In late 2007, gains against deforestation stalled, in part because of speculation on rainforest near proposed infrastructure sites. Silva convinced Lula to double down, introducing measures to block credit for those caught buying or selling goods from illegally cleared woodland.
When farmers complained, Lula considered revoking the measures.
In May 2008, Silva resigned. "I may lose my head," she said, "but I haven't lost my judgment."
Where some saw defeat, supporters saw wile.
"Lula could drop the measures and take the blame when deforestation worsened," says Tasso Azevedo, a forestry engineer who still advises Silva, "or he could keep them and take the credit for improvement."
Lula left them intact. The pace of deforestation during his two terms decreased by 75 percent.
'STRATEGIC VISION'
After resigning, Silva quit the Workers' Party and found a brief home with Brazil's Green Party. More importantly, she courted resourceful allies, especially Guilherme Leal, the billionaire behind Natura, a cosmetics empire built on locally-sourced ingredients, many of them from the Amazon.
Leal says he admired Silva's "strategic vision" for a country with the world's largest rainforest and abundant sources of water and clean energy. He also admired her political chops.
"It's in her DNA," Leal says. "She puts the knife between her teeth and goes. Not after power for power's sake, but for the sake of political action."
Leal financed a presidential campaign for Silva in 2010 and joined her ticket as running mate. He also introduced her to an influential group of economists, business people and financiers.
Now an important part of her power base, those people repel some of Silva's former fans.
Leonardo Boff, a prominent theologian and anti-poverty activist who has known Silva since her youth, says she has surrounded herself with "neoliberals" – capitalist types unpopular with some leftists.
Still, Silva surprised. She reaped 20 percent of the vote in 2010, far more than expected.
Green Party leaders were annoyed that a newcomer had eclipsed them so Silva defected and tried to form a new party.

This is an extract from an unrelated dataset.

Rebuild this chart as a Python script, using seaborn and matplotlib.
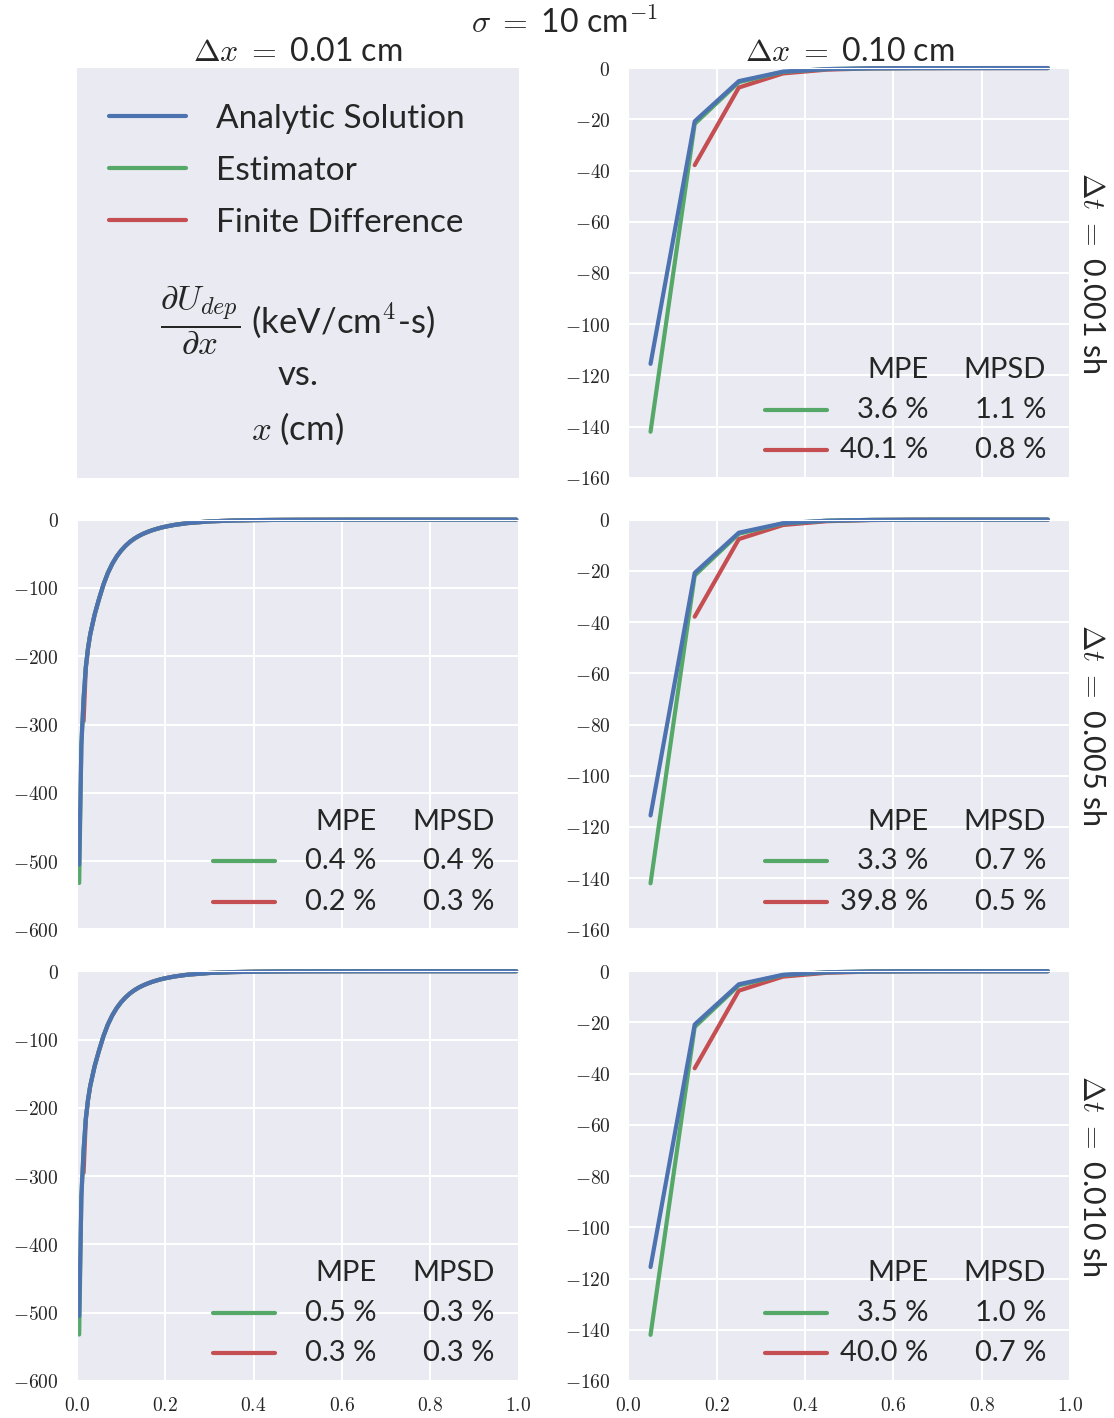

When a court ruled last year that the party did not meet electoral requirements for this election, she turned to another ally: Campos, the former science minister, by now a popular governor and a presidential aspirant himself.
Campos made Silva his vice-presidential candidate. He then died in a plane crash in August and Silva moved to the top of the ticket.
At a recent rally in Rio, Silva denounced "savage marketing" by opponents suggesting she would halt oil exploration in the region. She chastised the Workers' Party, itself the target of scaremongering before it came to power, for painting her as a radical.
"I fought against lies back then," she said. "Now they want to use the same rusty knife against me."